─── DATASET CONTENT

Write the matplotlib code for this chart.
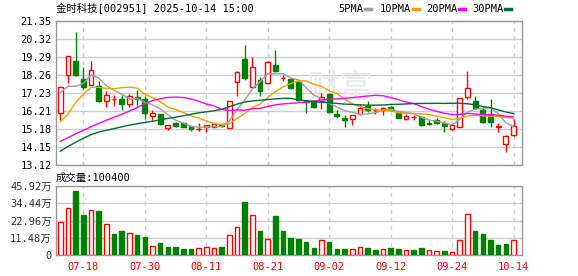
import matplotlib
matplotlib.use("Agg")
import matplotlib.pyplot as plt
import numpy as np
import pandas as pd
from matplotlib.lines import Line2D

plt.rcParams["font.family"] = ["DejaVu Sans Mono", "Noto Sans CJK SC"]

STOCK = "金时科技[002951]"
STAMP = "2025-10-14 15:00"

# daily candles, 2025-07-15 .. 2025-10-14
opens = [16.12, 18.28, 19.04, 18.05, 17.71, 17.66, 16.77, 16.90, 16.88, 16.58,
         17.03, 16.92, 15.90, 16.01, 15.25, 15.50, 15.52, 15.33, 15.16, 15.27,
         15.31, 15.44, 15.23, 17.88, 19.15, 17.60, 17.98, 17.79, 18.85, 18.09,
         18.03, 17.86, 16.78, 16.75, 16.76, 17.15, 16.04, 15.80, 15.73, 16.01,
         16.52, 16.24, 16.24, 16.42, 16.10, 15.76, 15.86, 15.84, 15.50, 15.67,
         15.52, 15.16, 15.29, 17.03, 16.80, 16.24, 16.01, 15.32, 14.30, 14.82]
highs = [17.62, 19.36, 20.71, 18.70, 19.04, 17.92, 17.35, 17.13, 17.13, 17.17,
         17.41, 17.07, 16.26, 16.03, 15.42, 15.55, 15.54, 15.36, 15.50, 15.42,
         15.50, 15.46, 16.77, 18.47, 19.95, 19.27, 18.13, 19.04, 19.72, 18.26,
         18.10, 17.90, 16.82, 16.78, 17.22, 17.22, 16.24, 15.99, 15.97, 16.58,
         16.80, 16.38, 16.46, 16.50, 16.17, 16.04, 15.99, 15.91, 15.67, 15.78,
         15.63, 15.40, 16.96, 18.47, 17.09, 16.42, 16.90, 15.52, 14.81, 15.76]
lows = [15.71, 17.83, 18.20, 17.45, 17.68, 16.73, 16.41, 16.50, 16.27, 16.46,
        16.50, 15.74, 15.71, 15.40, 15.14, 15.27, 15.29, 15.08, 15.08, 14.99,
        15.29, 15.27, 15.21, 17.05, 17.97, 17.55, 17.09, 17.77, 18.41, 17.90,
        17.45, 16.80, 16.12, 16.38, 16.33, 16.10, 15.80, 15.29, 15.38, 15.99,
        16.14, 16.04, 15.99, 16.20, 15.78, 15.67, 15.67, 15.36, 15.38, 15.45,
        15.00, 15.14, 15.27, 16.90, 16.33, 15.52, 15.29, 15.00, 13.87, 14.80]
closes = [17.60, 19.34, 18.24, 17.58, 18.53, 16.75, 17.13, 16.90, 16.58, 17.09,
          16.92, 16.07, 16.12, 15.44, 15.40, 15.35, 15.31, 15.16, 15.20, 15.40,
          15.48, 15.33, 16.75, 18.45, 18.07, 18.74, 17.37, 19.02, 18.47, 18.09,
          17.50, 16.85, 16.72, 16.46, 16.99, 16.14, 15.90, 15.67, 15.95, 16.38,
          16.29, 16.24, 16.38, 16.24, 15.82, 15.91, 15.86, 15.38, 15.48, 15.52,
          15.33, 15.38, 16.94, 17.50, 16.38, 15.57, 15.55, 15.34, 14.79, 15.33]
volumes = [222000, 313000, 428000, 268000, 299000, 295000, 208000, 142000, 162000, 149000,
           135000, 122000, 60000, 82000, 55000, 55000, 42000, 42000, 47000, 53000,
           47000, 55000, 133000, 186000, 355000, 266000, 162000, 106000, 262000, 162000,
           115000, 109000, 89000, 49000, 100000, 89000, 42000, 42000, 40000, 53000,
           49000, 35000, 40000, 49000, 42000, 33000, 35000, 49000, 33000, 27000,
           29000, 20000, 100000, 275000, 162000, 142000, 102000, 69000, 75000, 100400]

ma5 = [17.25, 17.62, 17.62, 17.78, 18.26, 18.09, 17.65, 17.38, 17.18, 16.89,
       16.92, 16.71, 16.56, 16.33, 15.99, 15.68, 15.52, 15.33, 15.28, 15.28,
       15.31, 15.31, 15.63, 16.28, 16.82, 17.47, 17.88, 18.33, 18.33, 18.34,
       18.09, 17.99, 17.53, 17.12, 16.90, 16.63, 16.44, 16.23, 16.13, 16.01,
       16.04, 16.11, 16.25, 16.31, 16.19, 16.12, 16.04, 15.84, 15.69, 15.63,
       15.51, 15.42, 15.73, 16.13, 16.31, 16.35, 16.39, 16.07, 15.53, 15.32]
ma10 = [15.59, 16.03, 16.69, 17.16, 17.56, 17.56, 17.50, 17.48, 17.54, 17.57,
        17.51, 17.18, 16.97, 16.75, 16.44, 16.30, 16.12, 15.94, 15.81, 15.64,
        15.49, 15.42, 15.48, 15.78, 16.05, 16.39, 16.60, 16.98, 17.31, 17.58,
        17.78, 17.93, 17.93, 17.73, 17.62, 17.36, 17.21, 16.88, 16.63, 16.46,
        16.34, 16.27, 16.24, 16.22, 16.10, 16.08, 16.07, 16.05, 16.00, 15.91,
        15.82, 15.73, 15.79, 15.91, 15.97, 15.93, 15.90, 15.90, 15.83, 15.81]
ma20 = [14.47, 14.68, 14.90, 15.10, 15.30, 15.50, 15.68, 15.85, 16.02, 16.20,
        16.40, 16.62, 16.80, 16.92, 16.98, 17.00, 16.98, 16.90, 16.76, 16.61,
        16.50, 16.30, 16.22, 16.27, 16.25, 16.34, 16.36, 16.46, 16.56, 16.61,
        16.64, 16.68, 16.71, 16.76, 16.84, 16.88, 16.90, 16.93, 16.97, 17.02,
        17.06, 17.10, 17.08, 16.97, 16.86, 16.72, 16.64, 16.46, 16.31, 16.18,
        16.08, 16.00, 16.01, 16.07, 16.03, 16.01, 15.99, 15.97, 15.91, 15.86]
ma30 = [13.90, 14.18, 14.42, 14.65, 14.85, 15.00, 15.10, 15.20, 15.30, 15.40,
        15.48, 15.55, 15.62, 15.70, 15.78, 15.85, 15.93, 16.02, 16.10, 16.16,
        16.22, 16.30, 16.45, 16.60, 16.72, 16.78, 16.82, 16.86, 16.90, 16.93,
        16.93, 16.84, 16.79, 16.76, 16.70, 16.68, 16.64, 16.60, 16.58, 16.56,
        16.54, 16.54, 16.55, 16.58, 16.59, 16.61, 16.63, 16.64, 16.64, 16.65,
        16.64, 16.65, 16.65, 16.62, 16.56, 16.46, 16.40, 16.27, 16.15, 16.06]

price_ticks = [13.12, 14.15, 15.18, 16.21, 17.23, 18.26, 19.29, 20.32, 21.35]
vol_ticks = [0, 114800, 229600, 344400, 459200]

ma_names = ["5PMA", "10PMA", "20PMA", "30PMA"]

# trading days (National Day holiday removed)
dates = pd.bdate_range("2025-07-15", "2025-10-14")
dates = dates[~dates.isin(pd.date_range("2025-10-01", "2025-10-08"))]

UP = "#ff0000"
DOWN = "#008000"
GRID = "#cfcfcf"
EDGE = "#999999"
MA_COLORS = ["#a0a0a0", "#f0a000", "#ff00ff", "#006a3a"]

o = np.array(opens)
h = np.array(highs)
l = np.array(lows)
c = np.array(closes)
v = np.array(volumes)
x = np.arange(len(c))

fig = plt.figure(figsize=(5.78, 2.76), dpi=100)
W, H = 578, 276
ax = fig.add_axes([56 / W, 1 - 165 / H, 466 / W, 144 / H])
axv = fig.add_axes([56 / W, 1 - 255 / H, 466 / W, 69 / H])

tick_pos = list(range(len(x) - 1, -1, -8))[::-1]
tick_lab = [dates[i].strftime("%m-%d") for i in tick_pos]

for a in (ax, axv):
    a.set_xlim(-0.56, 60.1)
    for s in a.spines.values():
        s.set_color(EDGE)
        s.set_linewidth(1.0)
    a.tick_params(length=0, labelsize=7.5, pad=3)
    a.set_axisbelow(True)
    a.yaxis.grid(True, color=GRID, lw=1.0)
    for p in tick_pos:
        a.axvline(p, color=GRID, lw=1.0, ls=(0, (3, 3)), zorder=0.5)
    a.set_xticks(tick_pos)

# price panel
ax.set_ylim(price_ticks[0], price_ticks[-1])
ax.set_yticks(price_ticks)
ax.set_yticklabels([f"{t:.2f}" for t in price_ticks])
ax.set_xticklabels([])

ax.text(0.609, 0.535, "财富", transform=ax.transAxes, ha="center", va="center",
        fontsize=24, color="#ebebeb", family=["Noto Sans CJK SC"], zorder=0.6)

up = c >= o
col = np.where(up, UP, DOWN)
ax.vlines(x, l, h, colors=col, lw=1.0, zorder=2)
body_lo = np.minimum(o, c)
body_h = np.maximum(np.abs(c - o), 0.015)
ax.bar(x, body_h, bottom=body_lo, width=0.62,
       facecolor=np.where(up, "white", DOWN), edgecolor=col, lw=1.0, zorder=3)

for ma, mc in zip([ma5, ma10, ma20, ma30], MA_COLORS):
    ax.plot(x, ma, color=mc, lw=1.0, zorder=4)

# volume panel
prev = np.concatenate([[o[0]], c[:-1]])
vup = c > prev
vcol = np.where(vup, UP, DOWN)
axv.bar(x, v, width=0.6, facecolor=np.where(vup, "white", DOWN),
        edgecolor=vcol, lw=1.0, zorder=3)
axv.set_ylim(0, vol_ticks[-1])
axv.set_yticks(vol_ticks)
axv.set_yticklabels(["0"] + [f"{t / 10000:.2f}万" for t in vol_ticks[1:]],
                    color="#333333")
axv.set_xticklabels(tick_lab, color=UP)
axv.tick_params(axis="x", pad=5)

# header texts
fig.text(56 / W, 1 - 8 / H, f"{STOCK} {STAMP}", fontsize=7.5,
         ha="left", va="center")
fig.text(56 / W, 1 - 178 / H, f"成交量:{volumes[-1]}", fontsize=7.5,
         ha="left", va="center")

leg_x = [338, 380, 426, 472]
for name, mc, lx in zip(ma_names, MA_COLORS, leg_x):
    t = fig.text(lx / W, 1 - 9 / H, name, fontsize=7.5, ha="left", va="center")
    x0 = lx + 6.27 * len(name) + 2
    fig.add_artist(Line2D([x0 / W, (x0 + 6) / W], [1 - 9 / H, 1 - 9 / H],
                          color=mc, lw=2.5, transform=fig.transFigure))

fig.savefig("out.png", dpi=100)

──────

#### REQUIREMENT
List all lines where "matplotlib" occurs.

#### SOLUTION TO THE EXERCISE
Write the matplotlib code for this chart.
import matplotlib
matplotlib.use("Agg")
import matplotlib.pyplot as plt
from matplotlib.lines import Line2D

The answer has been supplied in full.